For several years, I ignored all requests for others to “link” with me, so my password had become inactive. This seemed fair because “inactive” was a pretty good description of my degree of motivation the past decade. When I updated my settings, every request for a connection that I had successfully ignored for so long was automatically sent out. Suddenly, I had more links than the night shift at the Johnsonville brat factory.
Then I received emails lauding me for finally coming out of my cave: “Congratulations,” they all said, “you are now linked in with Betty, Hermione, Ezra and Terrance” (and several hundred others). How often had I thought about touching base with these individuals? “Never” was the first word that came to mind.
My first line of defense was to go to my spam filter and block any e-mail that had the word “congratulations” in it. But then I had second thoughts because even at my age there is still a slight possibility I may do something one day that actually does merit some praise. That’s the one e-mail I don’t want to miss.

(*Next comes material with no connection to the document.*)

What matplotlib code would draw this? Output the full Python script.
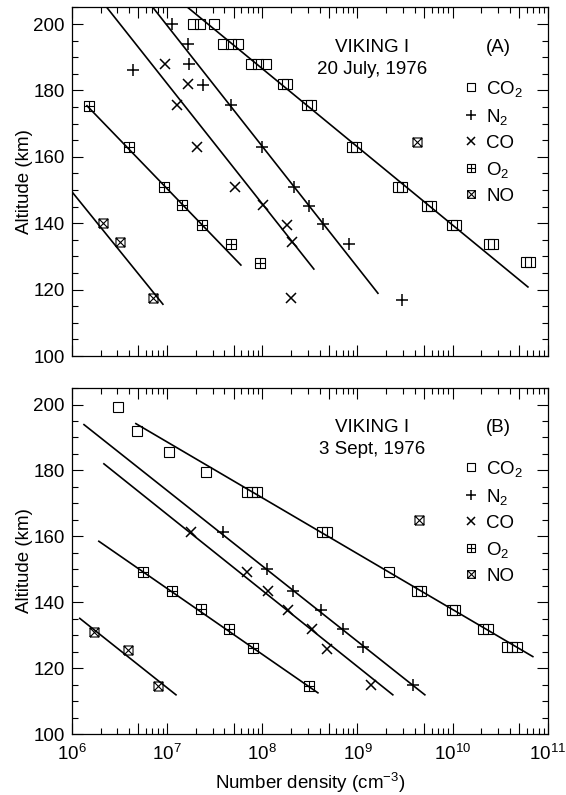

The subject line of these emails enticed me to “learn more about” Phyllis, Oscar, Tony and Deidra, among others. Of course, the bar was low because I knew nothing about these people to begin with. The few I really did know personally wrote back to thank me for finally reaching out. They also wanted to know what took me so darn long. I plan to respond by 2017.
When you first click on one of these names, you are offered information about where, for example, Tabatha works, who works with Tabatha, and where Tabatha worked previously. This is kind of dull stuff. What I actually want to know is how she really landed that job; what dirt do the employees have on her; and why did Tabatha get booted from her last gig? That would make the Web site a lot more interesting.
LinkedIn also forwarded me a personal register of all the people on its site who are employed in the television field in central Indiana. This listing was intended to enhance any networking I might want to do. I stuck it on the fridge. It was a good reminder of all the people who have been avoiding me the last few years.
By the way, associates you connect with also have the opportunity to “endorse” you, which I think means they have used your service and would recommend you to others. Out of 500 names I was suddenly linked to, one person actually endorsed me. I know that is nothing to brag about, but you might as well congratulate me. Everyone else has.